QUANDO IL DONO AIUTA LA RICERCA / Parte 2
"GLI STUDI COMPIUTI CON I TESSUTI DESTINATI ALLA RICERCA HANNO RIVOLUZIONATO IL TRAPIANTO DI CORNEA"
IL DOTTOR STEFANO FERRARI, RESPONSABILE DEL CENTRO RICERCHE, PARLA DEI PROGETTI REALIZZATI GRAZIE AI TESSUTI NON IDONEI AL TRAPIANTO
(da Un certo sguardo, il magazine di Fondazione Banca degli Occhi del Veneto, n. 2/ Luglio 2021)
Stefano Ferrari, quali sono stati i principali risultati raggiunti grazie allo studio sui tessuti destinati alla ricerca?
Il traguardo principale è di aver potuto realizzare tecniche di trapianto innovative che hanno letteralmente rivoluzionato la prassi del trapianto di cornea. Grazie a questi studi la cornea donata non viene più semplicemente sostituita a quella malata: in un numero sempre crescente di casi, i nostri biologi sono oggi in grado di selezionare solo sottilissimi strati di tessuto da trapiantare, per ridurre tempi e rischi durante l’intervento e soprattutto per curare in modo più efficace malattie come il cheratocono o le distrofie corneali. Tecniche che abbiamo imparato ad applicare grazie ai tessuti destinati alla ricerca.

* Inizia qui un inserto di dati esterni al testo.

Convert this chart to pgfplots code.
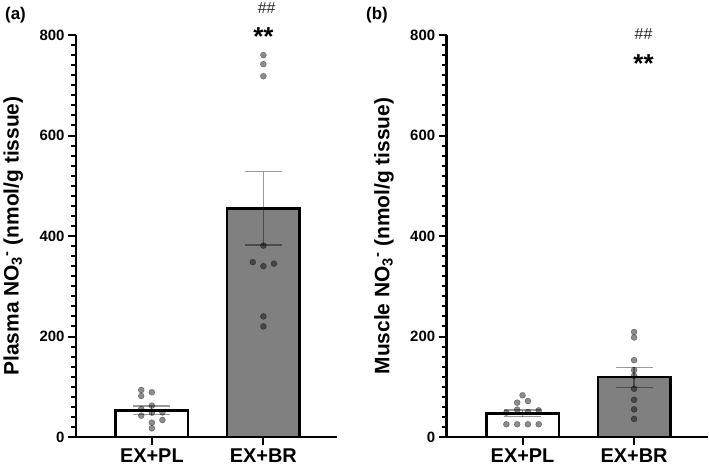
\documentclass[border=0pt]{standalone}
\usepackage{fontspec}
\setmainfont{Liberation Sans}
\usepackage{pgfplots}
\pgfplotsset{compat=1.18}
\definecolor{bargray}{RGB}{128,128,128}

\pgfplotsset{
  nitrate/.style={
    scale only axis, width=261bp, height=402bp,
    xmin=-0.68, xmax=1.66, ymin=0, ymax=800,
    axis lines=left,
    axis line style={line width=2.5bp, -},
    xtick={0,1}, xticklabels={EX+PL,EX+BR},
    ytick={0,200,...,800},
    minor ytick={0,20,...,800},
    tick align=outside,
    major tick length=8bp, minor tick length=5bp,
    every tick/.style={black, line width=2bp},
    x tick label style={font=\bfseries\fontsize{20}{20}\selectfont},
    y tick label style={font=\bfseries\fontsize{15}{15}\selectfont},
    /pgf/number format/assume math mode=true,
    ylabel style={font=\bfseries\fontsize{21}{21}\selectfont,
      at={(axis description cs:-0.24,0.5)}, anchor=center},
    clip=false,
  },
  nodots/.style={only marks, draw=none, mark=*, mark size=3bp,
    mark options={solid, draw=none, fill=black, opacity=0.45}},
  sembar/.style={forget plot, mark=none, draw=none,
    error bars/.cd, y dir=both, y explicit,
    error bar style={draw=black, line width=1.3bp, opacity=0.4},
    error mark options={rotate=90, draw=black, line width=1.3bp, mark size=18.5bp, opacity=0.4}},
  meanbar/.style={ybar, bar width=0.65, bar shift=0pt, draw=black, line width=2.5bp},
}
% tick marks, drawn in axis coordinates with canvas offsets
\newcommand{\ticksmarks}{%
  \pgfplotsinvokeforeach{0,20,...,800}{\draw[line width=1.5bp] (axis cs:-0.68,##1) -- ([xshift=-5bp]axis cs:-0.68,##1);}%
  \pgfplotsinvokeforeach{0,200,...,800}{\draw[line width=2bp] (axis cs:-0.68,##1) -- ([xshift=-8bp]axis cs:-0.68,##1);}%
  \pgfplotsinvokeforeach{0,1}{\draw[line width=2bp] (axis cs:##1,0) -- ([yshift=-8bp]axis cs:##1,0);}%
}

\begin{document}
\begin{tikzpicture}
% (a) plasma
\begin{axis}[nitrate, ylabel={Plasma NO\textsubscript{3}\textsuperscript{-} (nmol/g tissue)}]
\addplot[meanbar, fill=white] coordinates {(0,53)};
\addplot[meanbar, fill=bargray] coordinates {(1,455)};
\addplot[sembar] coordinates {(0,53) +- (0,8.5) (1,455) +- (0,73)};
\addplot[nodots] coordinates {
  (-0.095,93.5)(0,89)(-0.095,81.6)(0,62.4)(-0.095,55.7)(0.095,49)
  (0,48.5)(-0.095,42.4)(0.095,33.8)(0,28.5)(0,17.2)};
\addplot[nodots] coordinates {
  (1,760)(1,742)(1,718)(1,381)(0.905,348)(1,340)(1.095,345)(1,240)(1,220)};
\ticksmarks
\node[anchor=base, font=\bfseries\fontsize{26}{26}\selectfont] at (axis cs:1,780) {**};
\node[anchor=base, text=black!85, font=\fontsize{16}{16}\selectfont] at (axis cs:1.03,843) {\#\#};
\end{axis}
% (b) muscle
\begin{axis}[nitrate, at={(370.7bp,0)}, ylabel={Muscle NO\textsubscript{3}\textsuperscript{-} (nmol/g tissue)}]
\addplot[meanbar, fill=white] coordinates {(0,47)};
\addplot[meanbar, fill=bargray] coordinates {(1,119)};
\addplot[sembar] coordinates {(0,47) +- (0,6.7) (1,119) +- (0,20)};
\addplot[nodots] coordinates {
  (0,83)(-0.048,68.4)(0.048,71.6)
  (-0.145,48.5)(-0.048,54.5)(0.048,49.8)(0.145,53)
  (-0.145,25.3)(-0.048,25.3)(0.048,25.3)(0.145,25.3)};
\addplot[nodots] coordinates {
  (1,209)(1,198)(1,153)(1,133)(1,122)(1,96)(1,74)(1,55)(1,36)};
\ticksmarks
\node[anchor=base, font=\bfseries\fontsize{26}{26}\selectfont] at (axis cs:1.085,725) {**};
\node[anchor=base, text=black!85, font=\fontsize{16}{16}\selectfont] at (axis cs:1.085,792) {\#\#};
\end{axis}
\node[font=\bfseries\fontsize{17}{17}\selectfont] at (-60.5bp,421.5bp) {(a)};
\node[font=\bfseries\fontsize{17}{17}\selectfont] at (301bp,421.5bp) {(b)};
\pgfresetboundingbox
\path[use as bounding box] (-76bp,-32bp) rectangle (633bp,437bp);
\end{tikzpicture}
\end{document}
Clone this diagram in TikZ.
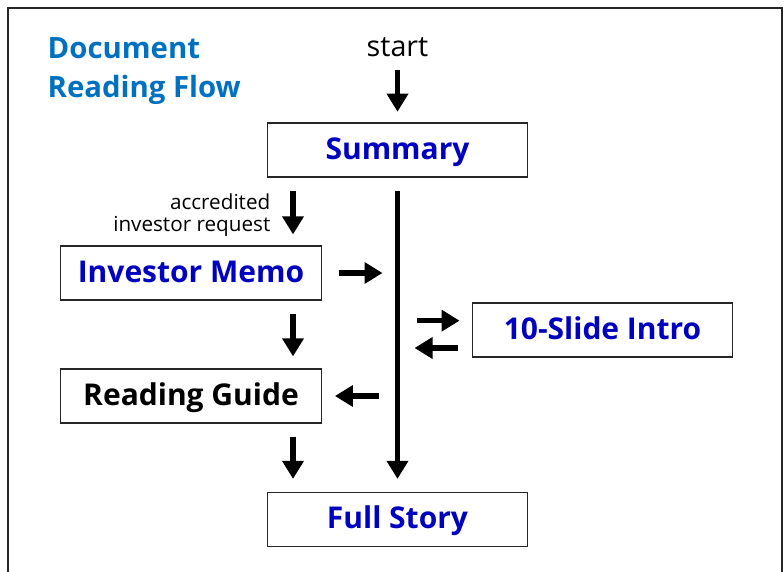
\documentclass[tikz,border=0pt]{standalone}
\usepackage{fontspec}
\setmainfont{Open Sans}
\usepackage{xcolor}
\usepackage{tikz}
\usetikzlibrary{arrows.meta,calc,positioning}

\definecolor{titleblue}{RGB}{0,112,192}
\definecolor{boxblue}{RGB}{0,0,192}

\begin{document}
\begin{tikzpicture}[x=0.75pt,y=-0.75pt]

\tikzset{docbox/.style = {draw=black!85,line width=0.9pt,minimum width=195.5pt,minimum height=40.5pt,inner sep=0pt,text height=15pt,text depth=1pt,font=\fontsize{22.5}{26}\selectfont\bfseries}}
\tikzset{arr/.style = {-{Triangle[width=15.5pt,length=13.5pt]},line width=4pt}}

\useasboundingbox (0,0) rectangle (784,571);
\draw[line width=1pt,black!85] (8,8) rectangle (782,600);

% title and start
\node[anchor=west,align=left,text=titleblue,font=\fontsize{22}{29.5}\selectfont\bfseries] (title) at (43,71) {Document\\Reading Flow};
\node[font=\fontsize{21.5}{25}\selectfont] (start) at (397.5,47) {start};

% boxes
\node[docbox,text=boxblue] (summary) at (397.5,150) {Summary};
\node[docbox,text=boxblue] (memo) at (191,273) {Investor Memo};
\node[docbox] (guide) at (191,396) {Reading Guide};
\node[docbox,text=boxblue] (intro) at (602.5,330) {10-Slide Intro};
\node[docbox,text=boxblue] (full) at (397.5,519.5) {Full Story};

\node[anchor=east,align=right,font=\fontsize{15.5}{17}\selectfont] (request) at (275,215) {accredited\\investor request};

% spine
\coordinate (spine) at (397.5,0);
\coordinate (lane) at (293,0);

% edges
\draw[arr,shorten <=6.5pt,shorten >=8pt] (start.south) -- (summary.north);
\draw[arr,shorten <=9.75pt,shorten >=8.25pt] (summary.south -| lane) -- (memo.north -| lane);
\draw[arr,shorten <=9.75pt,shorten >=9pt] (memo.south -| lane) -- (guide.north -| lane);
\draw[arr,shorten <=9.75pt,shorten >=9.75pt] (guide.south -| lane) -- (full.north -| lane);
\draw[arr,shorten <=9.75pt,shorten >=9.75pt] (summary.south) -- (full.north);
\draw[arr,shorten <=12.75pt,shorten >=11.25pt] (memo.east) -- (memo.east -| spine);
\draw[arr,shorten <=14.25pt,shorten >=9pt] ([yshift=7pt]intro.west -| spine) -- ([yshift=7pt]intro.west);
\draw[arr,shorten <=10.5pt,shorten >=12.75pt] ([yshift=-13.5pt]intro.west) -- ([yshift=-13.5pt]intro.west -| spine);
\draw[arr,shorten <=14.25pt,shorten >=9.75pt] (guide.east -| spine) -- (guide.east);
\end{tikzpicture}
\end{document}
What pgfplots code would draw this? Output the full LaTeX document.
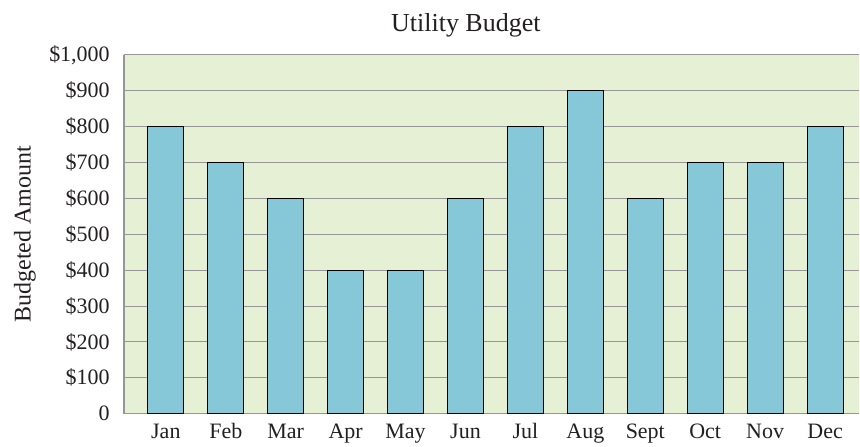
\documentclass[border=0pt]{standalone}
\usepackage{fontspec}
\setmainfont{Liberation Serif}
\usepackage{pgfplots}
\pgfplotsset{compat=1.18}
\definecolor{bg}{RGB}{229,240,213}
\definecolor{barc}{RGB}{134,200,216}
\definecolor{gridc}{RGB}{150,150,150}
\definecolor{txt}{RGB}{35,31,32}
\begin{document}
\begin{tikzpicture}
\begin{axis}[
  scale only axis, width=736pt, height=359pt,
  xmin=-0.7, xmax=11.57, ymin=0, ymax=1000,
  axis background/.style={fill=bg},
  axis x line*=bottom, axis y line*=left,
  axis line style={gridc, line width=1.5pt, -},
  ybar, bar width=0.6,
  ytick={0,100,...,1000},
  yticklabels={0,\$100,\$200,\$300,\$400,\$500,\$600,\$700,\$800,\$900,{\$1,000}},
  ymajorgrids, grid style={gridc, line width=1pt},
  xtick={0,...,11},
  xticklabels={Jan,Feb,Mar,Apr,May,Jun,Jul,Aug,Sept,Oct,Nov,Dec},
  major tick length=0pt,
  font=\fontsize{22}{26}\selectfont,
  tick label style={text=txt},
  xticklabel style={anchor=base, yshift=-25pt},
  yticklabel style={anchor=east, inner sep=0pt, xshift=-14pt},
  title={Utility Budget},
  title style={text=txt, font=\fontsize{26}{30}\selectfont, at={(axis description cs:0.465,1)}, anchor=base, yshift=17pt},
  ylabel={Budgeted Amount},
  ylabel style={text=txt, font=\fontsize{24}{28}\selectfont, at={(axis description cs:0,0.5)}, anchor=center, xshift=0pt, yshift=99pt},
]
\addplot[fill=barc, draw=black, line width=1pt] coordinates {
  (0,800) (1,700) (2,600) (3,400) (4,400) (5,600)
  (6,800) (7,900) (8,600) (9,700) (10,700) (11,800)};
\end{axis}
\path (current axis.south west) ++(-124pt,-29pt) rectangle ++(860pt,443pt);
\end{tikzpicture}
\end{document}
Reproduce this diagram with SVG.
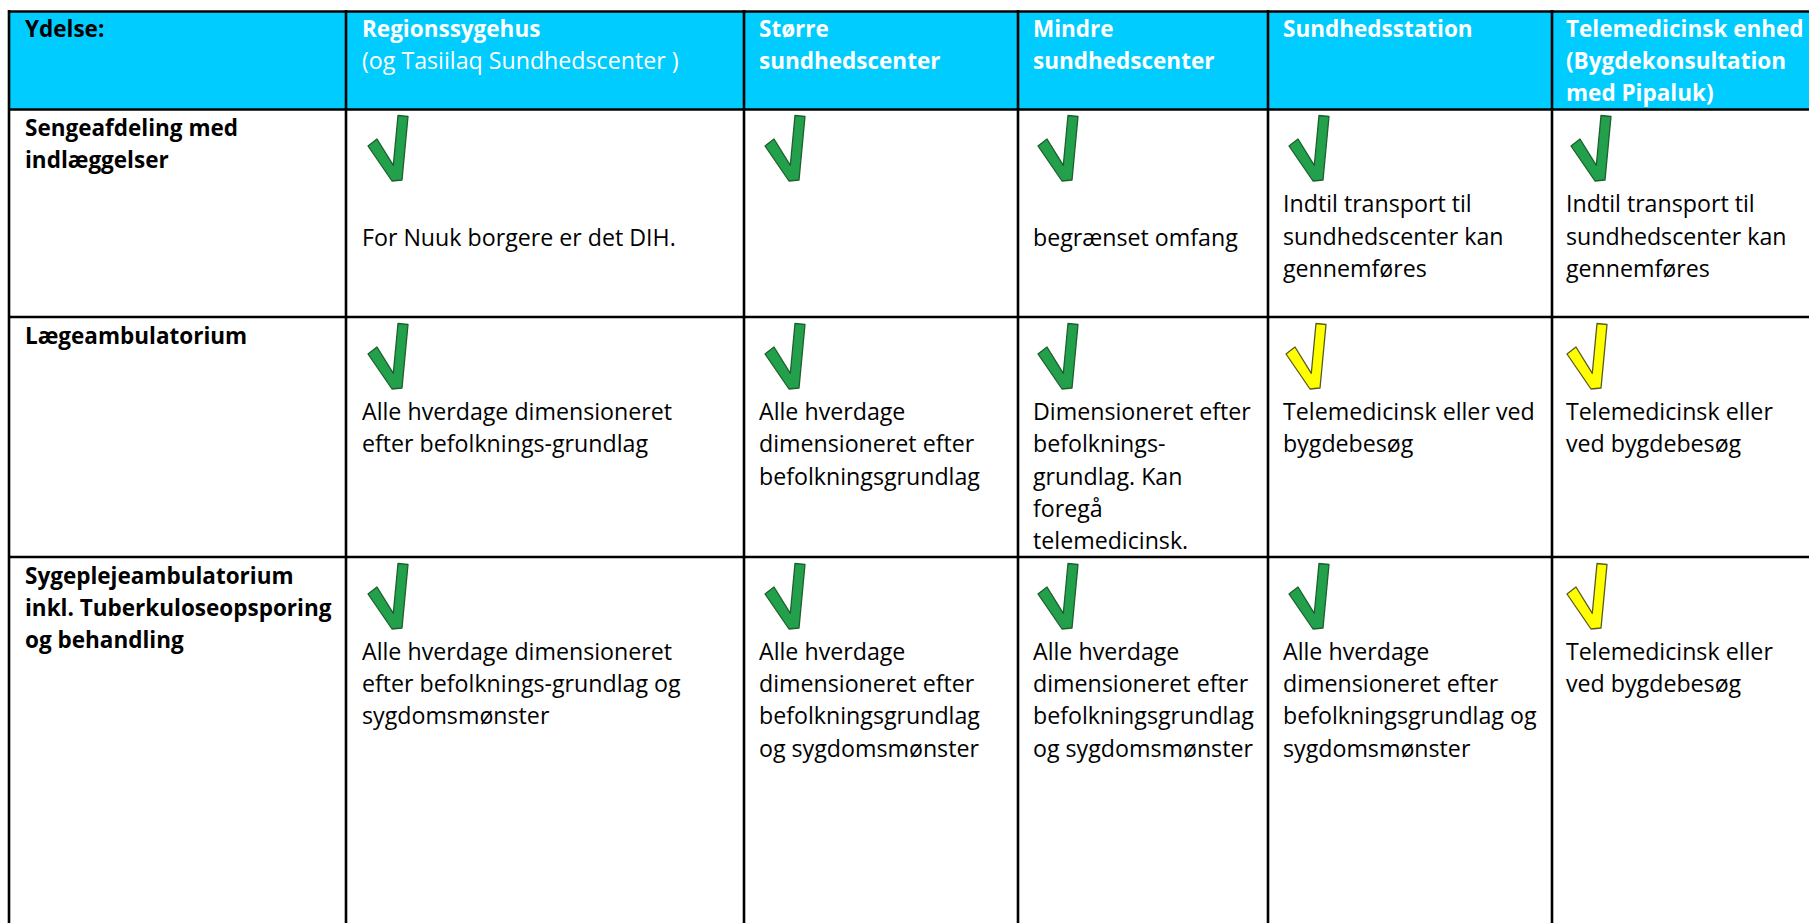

Quali altri progetti sono stati messi in campo grazie a questi tessuti?
La ricerca sulle cornee ci ha permesso di studiare nuove tecniche di conservazione dei tessuti oculari: migliorare la qualità dei liquidi e delle sostanze che ne determinano il “nutrimento”, durante la loro permanenza in banca, assicura un risultato migliore del trapianto. Fare ricerca sui tessuti è inoltre un aiuto importante per il personale chiamato ad effettuare delicatissimi interventi con manovre complesse in cui si maneggiano lembi di pochi millesimi di millimetro di spessore. Fondazione Banca degli Occhi ha attivato negli ultimi anni vere e proprie sessioni di studio grazie ai tessuti per ricerca, i cosiddetti “Wet Lab”, coinvolgendo ricercatori, operatori della banca degli occhi, chirurghi oftalmologi da tutta Italia.
Esistono nuove frontiere per cui la ricerca sui tessuti oculari potrebbe risultare determinante?
Sicuramente. L’attività di donazione ci permette di analizzare da vicino anche tessuti della retina e proprio su questo abbiamo attivato diverse collaborazioni, ad esempio con il Tigem, l’istituto di medicina e genetica di Telethon. Molte patologie retiniche sono dovute ad alterazione dei geni. Tutti ormai sappiamo cos’è l’RNA: ebbene studiare le informazioni genetiche contenute nell’RNA della retina è molto più efficace rispetto ad analizzare un qualsiasi campione di sangue del paziente, e questo ci aiuta a comprendere meglio i meccanismi che regolano la natura e l’evolversi delle malattie.
Che sentimento genera in voi la consapevolezza che la vostra ricerca avviene grazie ad una donazione?
Tecnicamente, studiare da vicino un tessuto umano donato non è così diverso dal farlo a seguito di una biopsia o di un intervento chirurgico, in cui il chirurgo preleva una piccola porzione di tessuto per studiarlo. Ciò che ci responsabilizza in modo particolare, però, è il contatto diretto con i coordinamenti ospedalieri, dove avvengono le donazioni, e sapere che la nostra ricerca avviene grazie ad un gesto gratuito, di grande generosità e responsabilità sociale, come la donazione dei tessuti oculari. Dal punto di vista motivazionale, infine, ci aiuta la consapevolezza che il nostro lavoro può contribuire al conforto delle famiglie che vivono il dolore di una perdita importante.